**WHAT NEEDS TO BE DONE**
For every line in the data below that contains "this", copy the line.

Plotting code records
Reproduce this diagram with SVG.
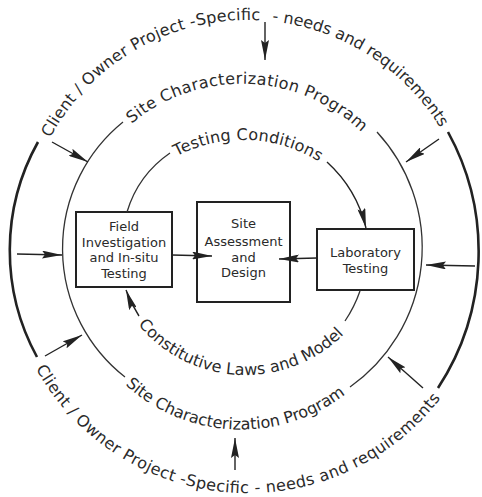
<svg xmlns="http://www.w3.org/2000/svg" xmlns:xlink="http://www.w3.org/1999/xlink" width="482" height="497" viewBox="0 0 482 497">
  <style>
    .lbl { font-family: "DejaVu Sans", "Liberation Sans", sans-serif; fill: #2a2a2a; }
    .ring { font-size: 16px; }
    .box { fill: #ffffff; stroke: #222; stroke-width: 2; }
    .boxtxt { font-size: 13px; text-anchor: middle; }
    .thick { fill: none; stroke: #222; stroke-width: 2.6; }
    .thin { fill: none; stroke: #333; stroke-width: 1.3; }
    .arr { fill: none; stroke: #222; stroke-width: 1.4; marker-end: url(#ah); }
  </style>
  <defs>
    <marker id="ah" markerUnits="userSpaceOnUse" viewBox="0 0 20 8" refX="20" refY="4" markerWidth="20" markerHeight="8" orient="auto">
      <path d="M0,0 L20,4 L0,8 L3,4 z" fill="#222"/>
    </marker>
    <path id="pOuterTop1" d="M50,138 A225,225 0 0 1 260,20.3"/>
    <path id="pOuterTop2" d="M272,21.3 A225,225 0 0 1 440,127.7"/>
    <path id="pOuterBot" d="M35.8,368.6 A243,243 0 0 0 440.8,398"/>
    <path id="pMidTop" d="M131.6,123.7 A172.3,172.3 0 0 1 361.2,131.7"/>
    <path id="pMidBot" d="M125.3,384.8 A172,172 0 0 0 344.8,394.7"/>
    <path id="pInTop" d="M176.5,156.3 A143,143 0 0 1 319.3,161.9"/>
    <path id="pInBot" d="M138,324.6 A139.5,139.5 0 0 0 343.9,334.2"/>
  </defs>
  <rect x="0" y="0" width="482" height="497" fill="#ffffff"/>

  <g id="outer-ring">
    <path class="thick" d="M38,142 A222.3,222.3 0 0 0 37,357"/>
    <path class="thick" d="M448,132 A249,249 0 0 1 438,388"/>
    <text class="lbl ring"><textPath xlink:href="#pOuterTop1" href="#pOuterTop1" textLength="254" lengthAdjust="spacing">Client / Owner Project -Specific</textPath></text>
    <text class="lbl ring"><textPath xlink:href="#pOuterTop2" href="#pOuterTop2" textLength="206" lengthAdjust="spacing">- needs and requirements</textPath></text>
    <text class="lbl ring"><textPath xlink:href="#pOuterBot" href="#pOuterBot" textLength="480" lengthAdjust="spacing">Client / Owner Project -Specific - needs and requirements</textPath></text>
  </g>

  <g id="middle-ring">
    <path class="thin" d="M123,122 A163,163 0 0 0 125,377"/>
    <path class="thin" d="M377,132 A170.6,170.6 0 0 1 350,387"/>
    <text class="lbl ring"><textPath xlink:href="#pMidTop" href="#pMidTop" textLength="252" lengthAdjust="spacing">Site Characterization Program</textPath></text>
    <text class="lbl ring"><textPath xlink:href="#pMidBot" href="#pMidBot" textLength="239" lengthAdjust="spacing">Site Characterization Program</textPath></text>
  </g>

  <g id="inner-ring">
    <text class="lbl ring"><textPath xlink:href="#pInTop" href="#pInTop" textLength="149" lengthAdjust="spacing">Testing Conditions</textPath></text>
    <text class="lbl ring"><textPath xlink:href="#pInBot" href="#pInBot" textLength="232" lengthAdjust="spacing">Constitutive Laws and Model</textPath></text>
  </g>

  <g id="field-investigation">
    <rect class="box" x="76" y="212" width="96" height="75"/>
    <text class="lbl boxtxt" x="124" y="231">Field</text>
    <text class="lbl boxtxt" x="124" y="246.5">Investigation</text>
    <text class="lbl boxtxt" x="124" y="262">and In-situ</text>
    <text class="lbl boxtxt" x="124" y="277.5">Testing</text>
  </g>

  <g id="site-assessment">
    <rect class="box" x="197" y="202" width="93" height="100" stroke-width="2.4"/>
    <text class="lbl boxtxt" x="243.5" y="228">Site</text>
    <text class="lbl boxtxt" x="243.5" y="246">Assessment</text>
    <text class="lbl boxtxt" x="243.5" y="262">and</text>
    <text class="lbl boxtxt" x="243.5" y="277">Design</text>
  </g>

  <g id="laboratory-testing">
    <rect class="box" x="317" y="229" width="97" height="61"/>
    <text class="lbl boxtxt" x="365.5" y="257">Laboratory</text>
    <text class="lbl boxtxt" x="365.5" y="273">Testing</text>
  </g>

  <g id="connectors">
    <path class="thin" d="M127,212 A110,110 0 0 1 170,153"/>
    <path class="arr" d="M327,162 A130,130 0 0 1 366,228"/>
    <path class="thin" d="M360,291 A130,130 0 0 1 345,321"/>
    <path class="arr" d="M139,316 A130,130 0 0 1 126,290"/>
    <path class="arr" d="M265,22 L265,60"/>
    <path class="arr" d="M235,470 L235,438"/>
    <path class="arr" d="M17,254 L62,255"/>
    <path class="arr" d="M52,142 L88,162"/>
    <path class="arr" d="M45,356 L82,335"/>
    <path class="arr" d="M475,266 L426,265"/>
    <path class="arr" d="M439,139 L406,162"/>
    <path class="arr" d="M423,388 L388,357"/>
    <path class="arr" d="M172,255 L212,256"/>
    <path class="arr" d="M317,258 L279,259"/>
  </g>
</svg>
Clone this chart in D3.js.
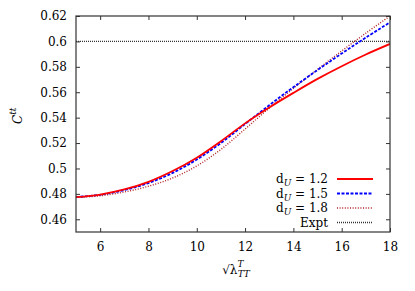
<!DOCTYPE html>
<html><head><meta charset="utf-8">
<script src="https://cdn.jsdelivr.net/npm/d3@7"></script>
<style>body{margin:0;background:#fff}</style>
</head><body><svg id="c" width="415" height="291"></svg>
<script>
const xs = [5,6,7,8,9,10,11,12,13,14,15,16,17,18];
const d12 = [0.4775,0.4795,0.4835,0.4895,0.4980,0.5085,0.5215,0.5355,0.5480,0.5595,0.5705,0.5805,0.5897,0.5980];
const d15 = [0.4775,0.4793,0.4830,0.4885,0.4965,0.5070,0.5200,0.5350,0.5498,0.5640,0.5775,0.5905,0.6030,0.6150];
const d18 = [0.4772,0.4785,0.4815,0.4860,0.4925,0.5020,0.5150,0.5310,0.5475,0.5630,0.5780,0.5925,0.6065,0.6200];
const expt = 0.6;
const xTicks = [6,8,10,12,14,16,18];
const yTicks = [0.46,0.48,0.5,0.52,0.54,0.56,0.58,0.6,0.62];
const series = [
  {label:"1.2", values:d12, color:"#ff0000", dash:null, w:1.8},
  {label:"1.5", values:d15, color:"#0000ff", dash:"3,1.5", w:1.8},
  {label:"1.8", values:d18, color:"#b22222", dash:"1,1.6", w:1.4}
];
const FF = "'DejaVu Serif', serif";
const L=76,R=390,T=16,B=232;
const x = d3.scaleLinear().domain([5,18]).range([L,R]);
const y = d3.scaleLinear().domain([0.45,0.62]).range([B,T]);
const svg = d3.select("#c");
const g = svg.append("g");
g.append("line").attr("x1",x(5)).attr("x2",x(18)).attr("y1",y(expt)).attr("y2",y(expt))
 .attr("stroke","#333").attr("stroke-width",1.4).attr("stroke-dasharray","1,1");
const line = d3.line().x(d=>x(d[0])).y(d=>y(d[1])).curve(d3.curveCatmullRom);
svg.append("clipPath").attr("id","pc").append("rect").attr("x",L).attr("y",T-2).attr("width",R-L).attr("height",B-T+2);
series.slice().reverse().forEach(s=>{
  g.append("path").attr("d",line(xs.map((v,i)=>[v,s.values[i]]))).attr("fill","none")
   .attr("stroke",s.color).attr("stroke-width",s.w).attr("stroke-dasharray",s.dash).attr("clip-path","url(#pc)");
});
const ax = svg.append("g");
const fs=12;
const styleAxis = a=>{a.attr("font-family",FF).attr("font-size",fs);a.select(".domain").remove();a.selectAll("text").attr("font-family",FF).attr("font-size",fs).attr("fill","#000");a.selectAll("line").attr("stroke","#333");};
ax.append("g").attr("transform",`translate(0,${B})`).call(d3.axisBottom(x).tickValues(xTicks).tickSize(-4).tickPadding(10).tickFormat(d3.format("d"))).call(styleAxis);
ax.append("g").attr("transform",`translate(0,${T})`).call(d3.axisTop(x).tickValues(xTicks).tickSize(-4).tickFormat("")).call(styleAxis);
ax.append("g").attr("transform",`translate(${L},0)`).call(d3.axisLeft(y).tickValues(yTicks).tickSize(-4).tickPadding(9).tickFormat(d=>String(+d.toFixed(2)))).call(styleAxis);
ax.append("g").attr("transform",`translate(${R},0)`).call(d3.axisRight(y).tickValues(yTicks).tickSize(-4).tickFormat("")).call(styleAxis);
ax.append("rect").attr("x",L).attr("y",T).attr("width",R-L).attr("height",B-T).attr("fill","none").attr("stroke","#333").attr("stroke-width",1.2);
const leg = svg.append("g");
const rows = series.map(s=>({t:"d",sub:"U",rest:" = "+s.label,color:s.color,dash:s.dash,w:s.w}));
rows.push({t:"Expt",color:"#333",dash:"1,1",w:1.4});
rows.forEach((r,i)=>{
  const yy = 183 + i*14.5;
  const tx = leg.append("text").attr("x",328).attr("y",yy).attr("text-anchor","end").attr("font-size",fs).attr("font-family",FF);
  tx.append("tspan").text(r.t);
  if(r.sub){ tx.append("tspan").attr("font-style","italic").attr("font-size",9).attr("dy",3).text(r.sub);
             tx.append("tspan").attr("dy",-3).text(r.rest);}
  leg.append("line").attr("x1",337).attr("x2",373).attr("y1",yy-4).attr("y2",yy-4)
    .attr("stroke",r.color).attr("stroke-width",r.w).attr("stroke-dasharray",r.dash);
});
const xl = svg.append("text").attr("x",236).attr("y",274).attr("text-anchor","middle").attr("font-size",fs).attr("font-family",FF);
xl.append("tspan").text("√λ");
xl.append("tspan").attr("font-style","italic").attr("font-size",9).attr("dy",-7).text("T");
xl.append("tspan").attr("font-style","italic").attr("font-size",9).attr("dy",10).attr("dx",-6).text("TT");
const yl = svg.append("text").attr("transform","translate(22,124) rotate(-90)").attr("font-size",fs).attr("font-style","italic").attr("font-family",FF);
yl.append("tspan").text("C");
yl.append("tspan").attr("font-size",9).attr("dy",-6).text("tt");
</script></body></html>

**TASK OUTPUT**
Reproduce this diagram with SVG.
Clone this chart in D3.js.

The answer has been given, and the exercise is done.